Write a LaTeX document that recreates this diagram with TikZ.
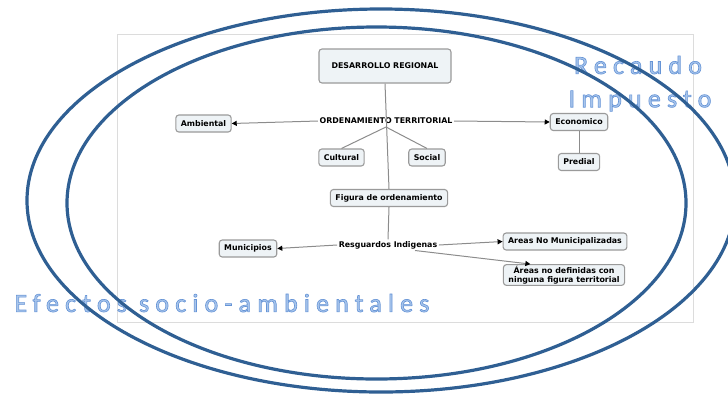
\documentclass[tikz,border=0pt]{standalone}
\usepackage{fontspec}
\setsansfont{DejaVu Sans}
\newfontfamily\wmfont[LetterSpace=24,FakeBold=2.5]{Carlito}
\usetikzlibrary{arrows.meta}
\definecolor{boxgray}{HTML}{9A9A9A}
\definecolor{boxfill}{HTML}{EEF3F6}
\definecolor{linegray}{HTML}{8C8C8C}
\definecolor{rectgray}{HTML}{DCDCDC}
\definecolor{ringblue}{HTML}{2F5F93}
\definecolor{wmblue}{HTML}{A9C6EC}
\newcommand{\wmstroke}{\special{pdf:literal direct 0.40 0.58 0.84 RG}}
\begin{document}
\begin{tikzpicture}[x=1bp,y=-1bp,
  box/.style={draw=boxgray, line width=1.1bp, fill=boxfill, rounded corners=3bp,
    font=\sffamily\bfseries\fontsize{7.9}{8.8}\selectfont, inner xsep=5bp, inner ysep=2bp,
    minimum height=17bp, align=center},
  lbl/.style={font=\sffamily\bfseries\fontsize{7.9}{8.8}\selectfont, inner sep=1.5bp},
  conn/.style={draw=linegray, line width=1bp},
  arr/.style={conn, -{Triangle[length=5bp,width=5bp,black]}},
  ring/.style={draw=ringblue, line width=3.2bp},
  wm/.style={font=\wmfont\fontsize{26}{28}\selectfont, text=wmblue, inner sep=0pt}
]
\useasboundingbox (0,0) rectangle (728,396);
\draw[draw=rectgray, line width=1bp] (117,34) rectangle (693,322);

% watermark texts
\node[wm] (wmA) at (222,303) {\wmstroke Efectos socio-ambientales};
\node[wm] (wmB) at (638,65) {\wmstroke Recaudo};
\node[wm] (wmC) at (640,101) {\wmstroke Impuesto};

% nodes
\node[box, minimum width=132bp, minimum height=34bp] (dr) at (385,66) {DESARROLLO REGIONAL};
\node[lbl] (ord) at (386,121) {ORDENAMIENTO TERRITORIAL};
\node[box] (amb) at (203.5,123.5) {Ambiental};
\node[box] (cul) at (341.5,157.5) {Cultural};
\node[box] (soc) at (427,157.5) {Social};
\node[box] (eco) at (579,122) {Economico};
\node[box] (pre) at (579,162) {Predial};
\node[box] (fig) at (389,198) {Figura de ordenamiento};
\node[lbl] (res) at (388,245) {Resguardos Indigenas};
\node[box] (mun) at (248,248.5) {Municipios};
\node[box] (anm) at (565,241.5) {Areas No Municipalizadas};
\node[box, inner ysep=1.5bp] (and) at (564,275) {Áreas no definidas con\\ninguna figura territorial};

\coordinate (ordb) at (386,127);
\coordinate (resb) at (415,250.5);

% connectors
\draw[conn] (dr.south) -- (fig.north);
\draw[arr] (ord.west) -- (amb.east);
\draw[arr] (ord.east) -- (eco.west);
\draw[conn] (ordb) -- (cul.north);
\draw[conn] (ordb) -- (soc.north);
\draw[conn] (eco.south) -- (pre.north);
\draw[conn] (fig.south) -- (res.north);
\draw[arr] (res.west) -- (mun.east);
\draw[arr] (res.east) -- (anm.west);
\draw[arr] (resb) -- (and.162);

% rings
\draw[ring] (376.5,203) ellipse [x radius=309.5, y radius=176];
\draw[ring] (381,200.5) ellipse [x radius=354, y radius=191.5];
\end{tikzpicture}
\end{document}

• [WRITTEN INSTRUCTION] Reproduce the data word for word, excluding its pictures.

• [RIGHT ANSWER]
Write a LaTeX document that recreates this diagram with TikZ.
\documentclass[tikz,border=0pt]{standalone}
\usepackage{fontspec}
\setsansfont{DejaVu Sans}
\newfontfamily\wmfont[LetterSpace=24,FakeBold=2.5]{Carlito}
\usetikzlibrary{arrows.meta}
\definecolor{boxgray}{HTML}{9A9A9A}
\definecolor{boxfill}{HTML}{EEF3F6}
\definecolor{linegray}{HTML}{8C8C8C}
\definecolor{rectgray}{HTML}{DCDCDC}
\definecolor{ringblue}{HTML}{2F5F93}
\definecolor{wmblue}{HTML}{A9C6EC}
\newcommand{\wmstroke}{\special{pdf:literal direct 0.40 0.58 0.84 RG}}
\begin{document}
\begin{tikzpicture}[x=1bp,y=-1bp,
  box/.style={draw=boxgray, line width=1.1bp, fill=boxfill, rounded corners=3bp,
    font=\sffamily\bfseries\fontsize{7.9}{8.8}\selectfont, inner xsep=5bp, inner ysep=2bp,
    minimum height=17bp, align=center},
  lbl/.style={font=\sffamily\bfseries\fontsize{7.9}{8.8}\selectfont, inner sep=1.5bp},
  conn/.style={draw=linegray, line width=1bp},
  arr/.style={conn, -{Triangle[length=5bp,width=5bp,black]}},
  ring/.style={draw=ringblue, line width=3.2bp},
  wm/.style={font=\wmfont\fontsize{26}{28}\selectfont, text=wmblue, inner sep=0pt}
]
\useasboundingbox (0,0) rectangle (728,396);
\draw[draw=rectgray, line width=1bp] (117,34) rectangle (693,322);

% watermark texts
\node[wm] (wmA) at (222,303) {\wmstroke Efectos socio-ambientales};
\node[wm] (wmB) at (638,65) {\wmstroke Recaudo};
\node[wm] (wmC) at (640,101) {\wmstroke Impuesto};

% nodes
\node[box, minimum width=132bp, minimum height=34bp] (dr) at (385,66) {DESARROLLO REGIONAL};
\node[lbl] (ord) at (386,121) {ORDENAMIENTO TERRITORIAL};
\node[box] (amb) at (203.5,123.5) {Ambiental};
\node[box] (cul) at (341.5,157.5) {Cultural};
\node[box] (soc) at (427,157.5) {Social};
\node[box] (eco) at (579,122) {Economico};
\node[box] (pre) at (579,162) {Predial};
\node[box] (fig) at (389,198) {Figura de ordenamiento};
\node[lbl] (res) at (388,245) {Resguardos Indigenas};
\node[box] (mun) at (248,248.5) {Municipios};
\node[box] (anm) at (565,241.5) {Areas No Municipalizadas};
\node[box, inner ysep=1.5bp] (and) at (564,275) {Áreas no definidas con\\ninguna figura territorial};

\coordinate (ordb) at (386,127);
\coordinate (resb) at (415,250.5);

% connectors
\draw[conn] (dr.south) -- (fig.north);
\draw[arr] (ord.west) -- (amb.east);
\draw[arr] (ord.east) -- (eco.west);
\draw[conn] (ordb) -- (cul.north);
\draw[conn] (ordb) -- (soc.north);
\draw[conn] (eco.south) -- (pre.north);
\draw[conn] (fig.south) -- (res.north);
\draw[arr] (res.west) -- (mun.east);
\draw[arr] (res.east) -- (anm.west);
\draw[arr] (resb) -- (and.162);

% rings
\draw[ring] (376.5,203) ellipse [x radius=309.5, y radius=176];
\draw[ring] (381,200.5) ellipse [x radius=354, y radius=191.5];
\end{tikzpicture}
\end{document}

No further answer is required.